Thanks to the efforts of our pal Cyndy, we have been reaping the benefits of her garden planted in June. Fresh lettuce, cucumbers, peppers, squash, basil, rosemary and dill! You need to understand Rick and I never quite got into gardening. (We tried cherry tomatoes once, but the squirrels took care of that.) This has been such a treat for us to discover – yum! Now we need to find a way to create a small mobile garden for our rv travels. It was back in Week Three I commented on blackberry bushes showing promise. As summer progressed it seemed they would never produce berries before we left. And then it happened! At first we felt like we needed to get out early morning to pick before visitors gobbled them up – ha! Evidently its well know by local mariners that Seguin has blackberries. But they were popping up everywhere – and still are! We’ve eaten blackberries as we’ve walked the trails, had them sprinkled in oatmeal, baked in muffins, folded into homemade ice cream. I even made blackberry jam!! Its not too late – come pick some berries : ))
We had three whale sightings over the summer – had hoped for more, but appreciated our chance to see the ones we did. Such awe inspiring marine mammals! However, one unique “sighting” happened just this week. Bath Iron Works (BIW) is a major shipyard located on the Kennebec River. Since 1884 they have built and delivered more than 425 ships to the world’s naval and commercial fleets. And Friday we watched the recently completed USS Zumwalt 1002 head out. A US Navy guided missile destroyer, it is so huge, yet designed as a stealth ship. It completed sea trials and returned to Bath 5 days later. What an amazing sight to see it slowly glide by Seguin.
We enjoyed our visit from long-time neighbors last week – our final “staycation” on Seguin. Of course we had our traditional lobster dinner, and evenings of card playing. They even got to share one of our bat adventure nights. (Never thought I could make a statement like that without a scowl on my face, lol). They happened to be here during our hottest days this summer, but we were still cooler than the mainland! Lots of catching up, laughs, and reminiscing. They sold their house last spring and are currently exploring the world of rv travel. Headed up to Nova Scotia and PEI next – fingers crossed borders stay open! When Cap’n Ethan arrived on Friday to ferry them back to Popham, he suggested we first take our “victory lap”.
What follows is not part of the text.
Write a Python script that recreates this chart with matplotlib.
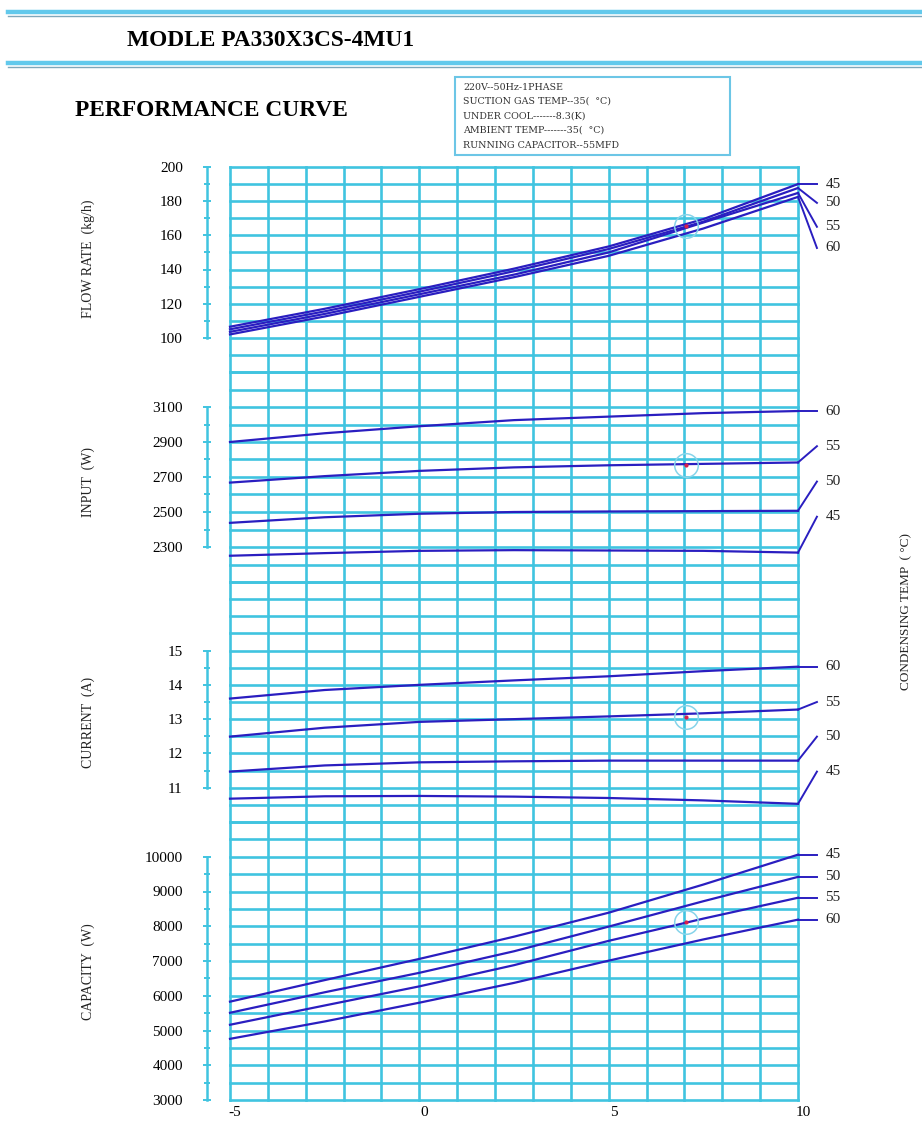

A while back, he started (now a bit of a tradition) giving the caretakers an opportunity to view Seguin from a different perspective. You spend your whole summer leaving the cove in a dinghy, boarding Grasshopper straight to Popham, returning to the cove. Always fun, but limited. Last Friday he took us (& Lily of course) on our victory lap – a tour around the entire island! It turned out to be quite an emotional experience. Seeing it as so many of our visitors had, recognizing the beauty and size of Seguin. Seeing the lighthouse from the water. And also realizing we would soon be leaving this ”rock” we’ve called home for 3 1/2 months. Couldn’t have been a more perfect gift to us!
We do want to give a shout out to so many folks who made a difference in our summer’s adventure. Visitors who not only shared their stories with us, but the many who helped us get the dinghy up shore, helped us carry supplies up hill, brought their dogs up to play with Lily, climbed up the tower steps to hear Seguin’s history. Hhmmn. Lots of “ups” in that sentence. Yes we do sit “up” at the top of the island with quite the view. There are the “Wednesday Warriors” who not only spend their time working on Seguin projects, but always checking in to make sure all is well for us. We had such a fun celebration yesterday when we were all on the island at the same time (not just passing in dinghys), sharing a delicious lobster picnic they had planned! Thank you, On-Island Team! And of course, thumbs up go to Cap’n Ethan & his first mate Soren who took time out of their busy lobster days to ferry us, show us a bit about their hard day’s work, tell us a sea tale or two, and always pick out the freshest lobster for our guests‘ dinners. And thanks to all our valued blog readers who shared our summer and encouraged us along the way.
We have both recently finished reading the recommended book “A Short Bright Flash” by Theresa Levitt. I must admit it was a little more technical than I expected, but how else could you possibly describe the dream and development of something as iconic as all the Fresnel lens that illuminate the coasts of the world. Augustin Fresnel was an engineer and unlikely hero who kicked off a new era of modern worldwide trade by providing an unprecedented level of safety for sea travel. But still, there’s something more than technology about a lighthouse. So I quote from her final pages. “They seem to evoke a bygone world of danger and romance, when getting on a ship meant complete isolation and the light from a Fresnel lens was the first sign of land. Part of the romance of the great seacoast lights was their location at the very edge of the civilized world, rising out of a landscape otherwise untouched by human presence.”
Our summer with this extraordinary Seguin Island Lighthouse will remain untouched in our memories. Farewell.